- [Brief] Print exactly what lies from the line with "Emit a component" down to the line with "const squareY = [1700, 495, 258, 163, 68, 49];", counting both of those lines, but not the pictures.

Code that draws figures
========

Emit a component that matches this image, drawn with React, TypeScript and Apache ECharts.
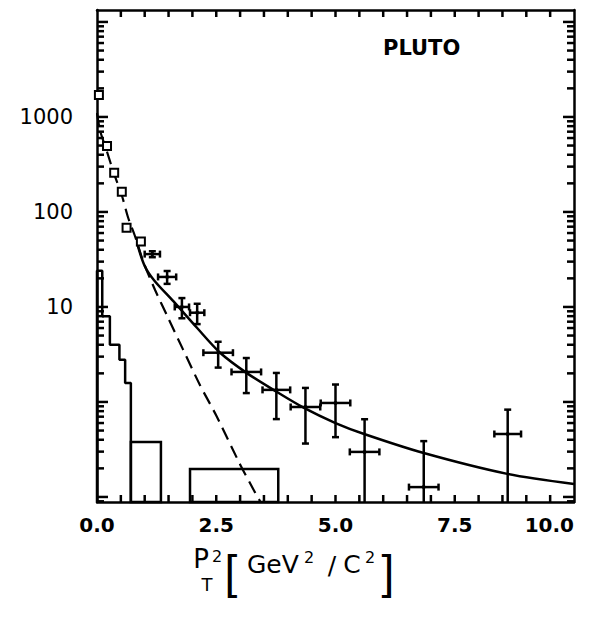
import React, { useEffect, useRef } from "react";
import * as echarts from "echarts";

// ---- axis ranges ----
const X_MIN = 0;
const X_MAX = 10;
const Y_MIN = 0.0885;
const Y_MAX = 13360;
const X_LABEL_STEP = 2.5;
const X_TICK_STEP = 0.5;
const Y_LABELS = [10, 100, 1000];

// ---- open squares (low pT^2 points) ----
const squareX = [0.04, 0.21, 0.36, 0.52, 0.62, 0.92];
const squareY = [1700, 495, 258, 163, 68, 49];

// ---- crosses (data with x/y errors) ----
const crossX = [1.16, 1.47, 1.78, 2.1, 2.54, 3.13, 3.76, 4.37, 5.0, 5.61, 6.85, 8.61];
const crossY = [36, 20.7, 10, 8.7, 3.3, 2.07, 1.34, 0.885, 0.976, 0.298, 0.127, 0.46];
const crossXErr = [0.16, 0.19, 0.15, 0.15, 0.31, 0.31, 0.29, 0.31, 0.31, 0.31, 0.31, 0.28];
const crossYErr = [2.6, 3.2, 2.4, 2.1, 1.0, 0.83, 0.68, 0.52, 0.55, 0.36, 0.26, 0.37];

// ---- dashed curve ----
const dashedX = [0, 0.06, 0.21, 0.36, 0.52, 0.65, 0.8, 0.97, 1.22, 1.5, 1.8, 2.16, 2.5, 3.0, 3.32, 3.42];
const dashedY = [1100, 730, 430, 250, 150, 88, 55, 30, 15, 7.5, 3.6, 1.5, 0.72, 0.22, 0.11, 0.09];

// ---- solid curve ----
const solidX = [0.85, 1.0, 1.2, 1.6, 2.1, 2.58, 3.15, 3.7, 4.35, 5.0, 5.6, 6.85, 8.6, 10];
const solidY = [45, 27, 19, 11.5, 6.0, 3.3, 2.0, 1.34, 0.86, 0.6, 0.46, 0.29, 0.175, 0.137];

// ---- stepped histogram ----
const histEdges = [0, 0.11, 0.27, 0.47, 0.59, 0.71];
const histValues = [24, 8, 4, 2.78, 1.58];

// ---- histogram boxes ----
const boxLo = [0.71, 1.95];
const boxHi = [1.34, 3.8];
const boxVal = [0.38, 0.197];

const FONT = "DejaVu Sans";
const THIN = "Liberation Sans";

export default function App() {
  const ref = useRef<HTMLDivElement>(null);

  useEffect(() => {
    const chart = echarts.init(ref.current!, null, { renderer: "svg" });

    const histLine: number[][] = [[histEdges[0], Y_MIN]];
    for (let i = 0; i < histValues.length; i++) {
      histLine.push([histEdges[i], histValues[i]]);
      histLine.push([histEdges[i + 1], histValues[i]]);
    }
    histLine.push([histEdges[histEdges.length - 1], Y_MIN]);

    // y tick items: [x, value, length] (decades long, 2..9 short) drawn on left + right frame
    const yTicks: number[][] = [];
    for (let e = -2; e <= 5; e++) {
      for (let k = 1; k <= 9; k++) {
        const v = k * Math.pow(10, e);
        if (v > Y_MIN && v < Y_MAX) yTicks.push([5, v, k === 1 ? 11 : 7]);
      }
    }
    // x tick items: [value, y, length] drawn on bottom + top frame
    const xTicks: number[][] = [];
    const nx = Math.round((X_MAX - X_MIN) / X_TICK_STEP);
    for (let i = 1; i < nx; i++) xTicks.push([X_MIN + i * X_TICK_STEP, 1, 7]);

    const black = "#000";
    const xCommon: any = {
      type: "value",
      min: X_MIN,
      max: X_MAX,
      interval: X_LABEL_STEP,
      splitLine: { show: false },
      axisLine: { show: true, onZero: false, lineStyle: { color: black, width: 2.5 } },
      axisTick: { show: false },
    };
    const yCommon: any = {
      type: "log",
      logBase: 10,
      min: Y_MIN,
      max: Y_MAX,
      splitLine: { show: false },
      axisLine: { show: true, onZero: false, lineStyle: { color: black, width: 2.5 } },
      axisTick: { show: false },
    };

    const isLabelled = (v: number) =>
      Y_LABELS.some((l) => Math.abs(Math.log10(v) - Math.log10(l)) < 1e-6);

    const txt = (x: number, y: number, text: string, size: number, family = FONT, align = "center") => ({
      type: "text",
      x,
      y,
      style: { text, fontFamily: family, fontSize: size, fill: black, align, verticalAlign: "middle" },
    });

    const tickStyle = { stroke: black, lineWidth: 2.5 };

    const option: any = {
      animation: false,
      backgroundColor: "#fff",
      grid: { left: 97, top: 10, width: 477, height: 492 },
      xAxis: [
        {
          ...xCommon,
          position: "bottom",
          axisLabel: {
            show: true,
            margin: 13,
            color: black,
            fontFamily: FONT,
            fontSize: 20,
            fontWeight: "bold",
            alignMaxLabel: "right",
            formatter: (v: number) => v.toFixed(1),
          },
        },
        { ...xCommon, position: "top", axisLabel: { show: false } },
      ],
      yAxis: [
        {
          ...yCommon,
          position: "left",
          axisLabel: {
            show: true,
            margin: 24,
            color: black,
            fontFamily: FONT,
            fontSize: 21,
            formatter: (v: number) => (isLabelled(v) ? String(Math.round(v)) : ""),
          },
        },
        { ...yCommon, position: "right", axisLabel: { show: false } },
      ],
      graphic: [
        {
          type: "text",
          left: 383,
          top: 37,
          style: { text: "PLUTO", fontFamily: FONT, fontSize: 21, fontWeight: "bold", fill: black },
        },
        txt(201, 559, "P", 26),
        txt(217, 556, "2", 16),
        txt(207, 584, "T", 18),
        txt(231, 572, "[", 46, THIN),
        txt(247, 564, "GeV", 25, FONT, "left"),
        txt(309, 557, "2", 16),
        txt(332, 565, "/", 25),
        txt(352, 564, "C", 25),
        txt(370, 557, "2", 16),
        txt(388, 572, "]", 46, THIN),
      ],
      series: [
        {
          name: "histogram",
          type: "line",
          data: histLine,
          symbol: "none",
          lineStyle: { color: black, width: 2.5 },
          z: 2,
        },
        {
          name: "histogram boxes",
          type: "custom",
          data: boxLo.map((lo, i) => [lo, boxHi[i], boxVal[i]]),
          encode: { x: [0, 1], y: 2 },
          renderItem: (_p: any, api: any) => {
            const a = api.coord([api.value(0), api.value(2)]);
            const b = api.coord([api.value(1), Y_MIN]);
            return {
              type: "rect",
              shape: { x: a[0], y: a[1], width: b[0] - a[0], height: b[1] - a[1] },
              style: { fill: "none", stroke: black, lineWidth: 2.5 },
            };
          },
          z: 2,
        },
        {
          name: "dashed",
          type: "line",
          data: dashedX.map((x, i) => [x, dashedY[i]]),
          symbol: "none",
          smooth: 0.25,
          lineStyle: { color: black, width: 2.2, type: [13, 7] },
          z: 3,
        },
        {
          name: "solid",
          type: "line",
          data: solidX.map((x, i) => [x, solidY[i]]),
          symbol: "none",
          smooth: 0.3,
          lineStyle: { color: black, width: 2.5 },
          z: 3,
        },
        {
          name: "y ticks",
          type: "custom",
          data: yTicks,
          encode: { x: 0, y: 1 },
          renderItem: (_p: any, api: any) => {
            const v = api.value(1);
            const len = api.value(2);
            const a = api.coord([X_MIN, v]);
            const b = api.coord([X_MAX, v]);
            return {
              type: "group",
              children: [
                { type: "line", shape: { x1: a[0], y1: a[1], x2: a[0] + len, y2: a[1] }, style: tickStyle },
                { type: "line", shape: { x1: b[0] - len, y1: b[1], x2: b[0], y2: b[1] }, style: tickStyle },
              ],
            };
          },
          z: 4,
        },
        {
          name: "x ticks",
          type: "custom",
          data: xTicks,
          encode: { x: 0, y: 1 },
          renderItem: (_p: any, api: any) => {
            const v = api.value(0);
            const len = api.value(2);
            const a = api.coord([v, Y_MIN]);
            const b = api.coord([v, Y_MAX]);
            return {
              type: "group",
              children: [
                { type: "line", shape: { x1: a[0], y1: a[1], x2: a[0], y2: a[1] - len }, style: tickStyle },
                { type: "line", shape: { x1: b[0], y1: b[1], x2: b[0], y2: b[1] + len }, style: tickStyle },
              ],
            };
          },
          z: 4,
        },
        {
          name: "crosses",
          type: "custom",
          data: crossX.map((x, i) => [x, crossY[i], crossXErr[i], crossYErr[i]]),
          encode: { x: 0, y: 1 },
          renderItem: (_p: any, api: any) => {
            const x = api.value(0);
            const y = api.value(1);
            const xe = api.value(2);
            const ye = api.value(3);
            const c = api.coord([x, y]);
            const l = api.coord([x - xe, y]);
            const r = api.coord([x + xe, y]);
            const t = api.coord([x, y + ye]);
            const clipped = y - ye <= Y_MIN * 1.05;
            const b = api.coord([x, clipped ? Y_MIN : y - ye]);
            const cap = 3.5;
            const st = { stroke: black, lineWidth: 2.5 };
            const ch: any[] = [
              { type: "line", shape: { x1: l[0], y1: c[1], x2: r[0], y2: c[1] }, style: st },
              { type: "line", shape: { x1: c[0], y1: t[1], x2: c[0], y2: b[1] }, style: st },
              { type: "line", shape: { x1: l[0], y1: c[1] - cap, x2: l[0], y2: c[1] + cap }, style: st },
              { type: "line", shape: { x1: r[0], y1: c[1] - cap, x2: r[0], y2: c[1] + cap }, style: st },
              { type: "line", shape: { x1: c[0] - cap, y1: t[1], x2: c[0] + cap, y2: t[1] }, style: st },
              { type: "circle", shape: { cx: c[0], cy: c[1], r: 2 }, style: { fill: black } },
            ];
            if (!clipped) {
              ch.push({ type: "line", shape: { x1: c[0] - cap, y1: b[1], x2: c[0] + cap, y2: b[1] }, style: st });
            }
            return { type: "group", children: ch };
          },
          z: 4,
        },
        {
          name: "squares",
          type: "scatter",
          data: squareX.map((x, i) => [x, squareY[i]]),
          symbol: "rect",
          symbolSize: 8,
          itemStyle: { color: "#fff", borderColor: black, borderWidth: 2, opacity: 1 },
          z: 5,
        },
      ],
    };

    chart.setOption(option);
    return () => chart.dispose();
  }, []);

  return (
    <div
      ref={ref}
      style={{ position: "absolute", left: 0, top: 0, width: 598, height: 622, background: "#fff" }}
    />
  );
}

========

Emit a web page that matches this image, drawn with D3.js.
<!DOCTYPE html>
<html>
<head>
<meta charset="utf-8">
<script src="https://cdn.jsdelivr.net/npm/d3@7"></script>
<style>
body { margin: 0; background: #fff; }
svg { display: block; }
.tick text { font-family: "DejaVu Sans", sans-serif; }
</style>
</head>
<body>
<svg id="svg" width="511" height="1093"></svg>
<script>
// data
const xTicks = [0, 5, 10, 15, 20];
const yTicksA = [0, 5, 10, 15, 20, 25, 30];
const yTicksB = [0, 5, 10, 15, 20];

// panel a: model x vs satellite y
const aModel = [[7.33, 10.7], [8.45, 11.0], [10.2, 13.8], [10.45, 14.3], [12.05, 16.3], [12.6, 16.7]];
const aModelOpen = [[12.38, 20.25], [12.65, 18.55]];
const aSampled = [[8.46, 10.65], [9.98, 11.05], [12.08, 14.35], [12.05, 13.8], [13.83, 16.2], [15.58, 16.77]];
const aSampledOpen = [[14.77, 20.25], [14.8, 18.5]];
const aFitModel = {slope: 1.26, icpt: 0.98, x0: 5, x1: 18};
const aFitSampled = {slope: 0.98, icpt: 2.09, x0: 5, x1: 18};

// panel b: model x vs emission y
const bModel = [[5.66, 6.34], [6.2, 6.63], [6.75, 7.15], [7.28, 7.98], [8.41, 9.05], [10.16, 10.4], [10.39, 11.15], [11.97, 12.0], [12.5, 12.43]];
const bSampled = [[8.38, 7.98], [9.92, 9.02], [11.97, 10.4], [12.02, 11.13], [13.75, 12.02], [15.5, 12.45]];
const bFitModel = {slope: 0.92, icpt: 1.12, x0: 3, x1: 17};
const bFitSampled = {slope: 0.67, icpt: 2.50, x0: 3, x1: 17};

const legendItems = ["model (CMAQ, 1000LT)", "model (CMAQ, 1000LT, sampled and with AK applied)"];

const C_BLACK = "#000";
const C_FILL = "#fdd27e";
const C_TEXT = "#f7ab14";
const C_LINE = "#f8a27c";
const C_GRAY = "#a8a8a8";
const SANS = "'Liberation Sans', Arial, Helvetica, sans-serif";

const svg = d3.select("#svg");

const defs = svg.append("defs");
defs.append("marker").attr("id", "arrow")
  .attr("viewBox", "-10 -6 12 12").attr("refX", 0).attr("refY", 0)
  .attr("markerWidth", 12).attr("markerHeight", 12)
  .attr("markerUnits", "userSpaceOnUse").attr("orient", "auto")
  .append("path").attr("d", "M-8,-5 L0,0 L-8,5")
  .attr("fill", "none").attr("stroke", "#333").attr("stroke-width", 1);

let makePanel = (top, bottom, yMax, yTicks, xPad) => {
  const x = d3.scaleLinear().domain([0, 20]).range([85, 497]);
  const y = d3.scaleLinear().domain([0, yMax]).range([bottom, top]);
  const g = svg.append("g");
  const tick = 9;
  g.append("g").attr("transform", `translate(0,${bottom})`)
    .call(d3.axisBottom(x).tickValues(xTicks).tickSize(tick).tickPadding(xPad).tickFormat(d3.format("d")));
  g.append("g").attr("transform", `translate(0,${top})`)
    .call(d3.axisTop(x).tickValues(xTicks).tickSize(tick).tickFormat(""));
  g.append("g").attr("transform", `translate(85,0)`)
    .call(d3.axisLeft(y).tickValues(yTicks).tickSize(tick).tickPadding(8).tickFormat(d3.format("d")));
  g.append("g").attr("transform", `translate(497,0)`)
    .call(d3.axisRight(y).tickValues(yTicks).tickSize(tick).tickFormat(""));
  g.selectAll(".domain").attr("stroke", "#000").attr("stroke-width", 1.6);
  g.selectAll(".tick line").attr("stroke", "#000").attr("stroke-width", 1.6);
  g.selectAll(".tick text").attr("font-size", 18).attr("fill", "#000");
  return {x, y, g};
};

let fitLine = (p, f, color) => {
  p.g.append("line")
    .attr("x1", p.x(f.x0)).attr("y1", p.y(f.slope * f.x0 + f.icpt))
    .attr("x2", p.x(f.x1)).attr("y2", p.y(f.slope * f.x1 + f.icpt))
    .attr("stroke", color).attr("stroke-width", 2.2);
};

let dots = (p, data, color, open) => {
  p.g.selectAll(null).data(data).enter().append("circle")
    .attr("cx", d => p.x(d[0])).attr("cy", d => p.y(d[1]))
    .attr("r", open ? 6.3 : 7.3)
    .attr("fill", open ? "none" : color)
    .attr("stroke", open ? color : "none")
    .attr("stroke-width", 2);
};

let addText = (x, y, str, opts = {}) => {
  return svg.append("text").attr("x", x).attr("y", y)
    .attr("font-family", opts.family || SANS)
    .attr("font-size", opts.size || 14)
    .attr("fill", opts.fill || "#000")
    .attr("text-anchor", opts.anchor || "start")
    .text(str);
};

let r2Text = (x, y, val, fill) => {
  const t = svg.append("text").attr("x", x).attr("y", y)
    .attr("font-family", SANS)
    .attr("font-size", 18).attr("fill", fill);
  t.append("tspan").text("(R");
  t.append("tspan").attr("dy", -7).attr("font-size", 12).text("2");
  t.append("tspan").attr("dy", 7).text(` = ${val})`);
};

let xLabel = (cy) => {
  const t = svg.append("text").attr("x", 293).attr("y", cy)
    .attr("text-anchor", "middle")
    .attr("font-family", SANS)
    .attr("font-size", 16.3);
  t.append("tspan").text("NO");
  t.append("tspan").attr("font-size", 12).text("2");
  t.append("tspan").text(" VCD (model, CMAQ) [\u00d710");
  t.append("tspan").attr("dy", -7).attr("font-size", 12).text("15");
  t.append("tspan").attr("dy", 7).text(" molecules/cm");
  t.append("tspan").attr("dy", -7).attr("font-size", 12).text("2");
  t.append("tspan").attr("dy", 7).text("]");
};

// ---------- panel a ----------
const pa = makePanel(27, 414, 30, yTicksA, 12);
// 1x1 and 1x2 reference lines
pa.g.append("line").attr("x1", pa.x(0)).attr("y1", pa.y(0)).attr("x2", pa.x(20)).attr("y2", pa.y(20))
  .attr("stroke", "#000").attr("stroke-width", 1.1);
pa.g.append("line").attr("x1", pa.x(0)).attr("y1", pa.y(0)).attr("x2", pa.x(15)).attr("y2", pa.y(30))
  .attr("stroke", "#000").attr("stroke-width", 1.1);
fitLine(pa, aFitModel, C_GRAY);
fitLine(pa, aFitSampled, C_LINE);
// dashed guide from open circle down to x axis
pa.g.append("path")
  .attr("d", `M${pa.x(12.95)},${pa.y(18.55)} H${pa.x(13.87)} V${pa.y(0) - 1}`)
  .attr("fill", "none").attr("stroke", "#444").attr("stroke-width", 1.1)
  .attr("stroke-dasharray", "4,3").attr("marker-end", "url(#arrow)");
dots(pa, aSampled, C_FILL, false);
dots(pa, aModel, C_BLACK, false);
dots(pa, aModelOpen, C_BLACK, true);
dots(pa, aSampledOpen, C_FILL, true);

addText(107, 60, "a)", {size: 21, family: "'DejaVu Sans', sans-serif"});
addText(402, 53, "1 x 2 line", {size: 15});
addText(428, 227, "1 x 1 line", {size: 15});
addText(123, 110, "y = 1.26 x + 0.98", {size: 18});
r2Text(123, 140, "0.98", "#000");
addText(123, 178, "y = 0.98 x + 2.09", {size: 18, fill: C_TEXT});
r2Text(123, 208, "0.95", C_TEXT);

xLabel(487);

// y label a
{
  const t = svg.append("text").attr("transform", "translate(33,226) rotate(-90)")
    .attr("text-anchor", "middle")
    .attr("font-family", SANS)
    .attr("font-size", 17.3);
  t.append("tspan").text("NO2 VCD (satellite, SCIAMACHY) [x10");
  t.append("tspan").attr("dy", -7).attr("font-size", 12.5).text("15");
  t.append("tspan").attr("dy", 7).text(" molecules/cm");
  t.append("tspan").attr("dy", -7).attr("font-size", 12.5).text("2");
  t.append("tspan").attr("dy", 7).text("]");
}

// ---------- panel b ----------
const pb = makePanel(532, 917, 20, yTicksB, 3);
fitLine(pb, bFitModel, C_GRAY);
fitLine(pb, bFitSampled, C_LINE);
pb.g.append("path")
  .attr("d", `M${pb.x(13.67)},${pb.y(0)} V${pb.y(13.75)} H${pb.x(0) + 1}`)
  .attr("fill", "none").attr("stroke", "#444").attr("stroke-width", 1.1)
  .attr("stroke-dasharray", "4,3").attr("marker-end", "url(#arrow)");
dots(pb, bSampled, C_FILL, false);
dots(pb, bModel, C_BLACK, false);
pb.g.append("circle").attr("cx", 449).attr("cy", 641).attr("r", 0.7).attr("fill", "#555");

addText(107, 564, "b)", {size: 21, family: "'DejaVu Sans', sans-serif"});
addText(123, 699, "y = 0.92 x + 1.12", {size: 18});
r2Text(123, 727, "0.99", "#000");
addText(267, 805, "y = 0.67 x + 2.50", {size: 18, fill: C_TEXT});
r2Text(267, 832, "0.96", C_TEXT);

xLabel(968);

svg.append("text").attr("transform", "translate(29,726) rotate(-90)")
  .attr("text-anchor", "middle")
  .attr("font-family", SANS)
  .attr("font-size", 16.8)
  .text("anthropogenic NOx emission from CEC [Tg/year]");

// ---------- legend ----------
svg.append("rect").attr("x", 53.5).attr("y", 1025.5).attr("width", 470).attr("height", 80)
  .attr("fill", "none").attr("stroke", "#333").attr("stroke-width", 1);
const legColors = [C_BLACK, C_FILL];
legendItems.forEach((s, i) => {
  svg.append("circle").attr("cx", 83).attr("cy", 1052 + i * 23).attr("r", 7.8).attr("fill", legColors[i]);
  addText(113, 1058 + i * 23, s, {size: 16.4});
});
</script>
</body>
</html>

========

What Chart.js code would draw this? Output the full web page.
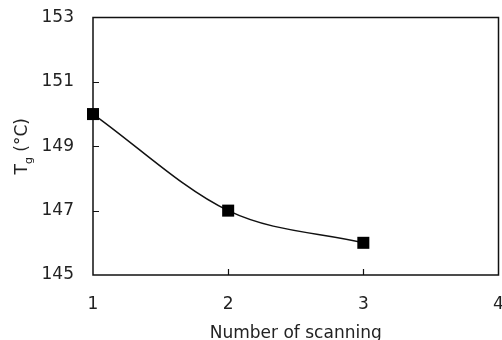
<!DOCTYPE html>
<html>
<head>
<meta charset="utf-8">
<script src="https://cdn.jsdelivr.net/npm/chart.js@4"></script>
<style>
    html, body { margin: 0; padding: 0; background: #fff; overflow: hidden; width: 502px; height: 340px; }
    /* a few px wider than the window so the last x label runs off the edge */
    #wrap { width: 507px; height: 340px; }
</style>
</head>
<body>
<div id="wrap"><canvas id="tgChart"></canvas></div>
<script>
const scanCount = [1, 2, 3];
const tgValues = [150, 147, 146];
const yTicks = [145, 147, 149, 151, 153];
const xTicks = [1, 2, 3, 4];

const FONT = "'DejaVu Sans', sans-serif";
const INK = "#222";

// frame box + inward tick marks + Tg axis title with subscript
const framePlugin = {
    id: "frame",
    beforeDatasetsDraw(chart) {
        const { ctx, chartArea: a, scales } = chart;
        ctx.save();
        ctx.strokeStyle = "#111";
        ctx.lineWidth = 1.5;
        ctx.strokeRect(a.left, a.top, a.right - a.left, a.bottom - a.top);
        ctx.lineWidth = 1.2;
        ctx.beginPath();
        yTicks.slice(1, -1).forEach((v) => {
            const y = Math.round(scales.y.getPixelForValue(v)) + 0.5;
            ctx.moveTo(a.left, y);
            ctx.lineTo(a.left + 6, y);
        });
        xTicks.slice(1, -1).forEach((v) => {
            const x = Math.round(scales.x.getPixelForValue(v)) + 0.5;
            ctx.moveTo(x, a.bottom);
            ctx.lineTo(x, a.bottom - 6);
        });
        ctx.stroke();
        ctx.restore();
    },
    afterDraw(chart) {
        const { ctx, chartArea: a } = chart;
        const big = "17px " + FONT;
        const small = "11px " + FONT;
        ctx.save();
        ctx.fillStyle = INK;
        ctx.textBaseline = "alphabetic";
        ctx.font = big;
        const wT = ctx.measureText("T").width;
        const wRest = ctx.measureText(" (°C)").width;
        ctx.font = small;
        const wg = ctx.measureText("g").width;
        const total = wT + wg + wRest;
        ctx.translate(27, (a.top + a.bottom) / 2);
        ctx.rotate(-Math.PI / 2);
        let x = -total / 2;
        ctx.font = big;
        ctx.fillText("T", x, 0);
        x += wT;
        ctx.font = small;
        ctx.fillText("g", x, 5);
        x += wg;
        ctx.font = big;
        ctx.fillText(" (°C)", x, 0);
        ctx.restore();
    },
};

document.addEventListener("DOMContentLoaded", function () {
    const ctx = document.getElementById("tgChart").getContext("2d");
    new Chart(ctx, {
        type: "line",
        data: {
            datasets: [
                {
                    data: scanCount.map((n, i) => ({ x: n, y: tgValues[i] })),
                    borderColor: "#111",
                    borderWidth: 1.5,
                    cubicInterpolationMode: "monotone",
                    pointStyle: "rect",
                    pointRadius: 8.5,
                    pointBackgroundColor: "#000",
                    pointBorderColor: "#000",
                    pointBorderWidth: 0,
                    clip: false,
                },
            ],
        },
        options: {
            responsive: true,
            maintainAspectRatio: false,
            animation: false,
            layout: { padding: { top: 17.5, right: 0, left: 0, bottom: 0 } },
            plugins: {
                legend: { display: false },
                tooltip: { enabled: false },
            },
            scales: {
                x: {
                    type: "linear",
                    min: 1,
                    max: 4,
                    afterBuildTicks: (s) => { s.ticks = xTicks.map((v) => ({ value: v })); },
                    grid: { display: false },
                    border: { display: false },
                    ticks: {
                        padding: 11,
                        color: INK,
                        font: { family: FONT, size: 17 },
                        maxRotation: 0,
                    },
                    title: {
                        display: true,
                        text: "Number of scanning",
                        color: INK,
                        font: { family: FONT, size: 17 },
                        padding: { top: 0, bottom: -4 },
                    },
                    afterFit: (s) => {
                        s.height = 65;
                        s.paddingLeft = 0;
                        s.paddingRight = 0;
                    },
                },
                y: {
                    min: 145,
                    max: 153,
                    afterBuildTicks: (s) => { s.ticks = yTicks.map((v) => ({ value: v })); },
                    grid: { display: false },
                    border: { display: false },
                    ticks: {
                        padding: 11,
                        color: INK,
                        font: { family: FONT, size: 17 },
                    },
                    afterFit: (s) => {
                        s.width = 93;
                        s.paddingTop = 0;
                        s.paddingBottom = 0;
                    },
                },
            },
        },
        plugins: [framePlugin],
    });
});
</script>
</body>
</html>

========

- [Complete output]
Emit a component that matches this image, drawn with React, TypeScript and Apache ECharts.
import React, { useEffect, useRef } from "react";
import * as echarts from "echarts";

// ---- axis ranges ----
const X_MIN = 0;
const X_MAX = 10;
const Y_MIN = 0.0885;
const Y_MAX = 13360;
const X_LABEL_STEP = 2.5;
const X_TICK_STEP = 0.5;
const Y_LABELS = [10, 100, 1000];

// ---- open squares (low pT^2 points) ----
const squareX = [0.04, 0.21, 0.36, 0.52, 0.62, 0.92];
const squareY = [1700, 495, 258, 163, 68, 49];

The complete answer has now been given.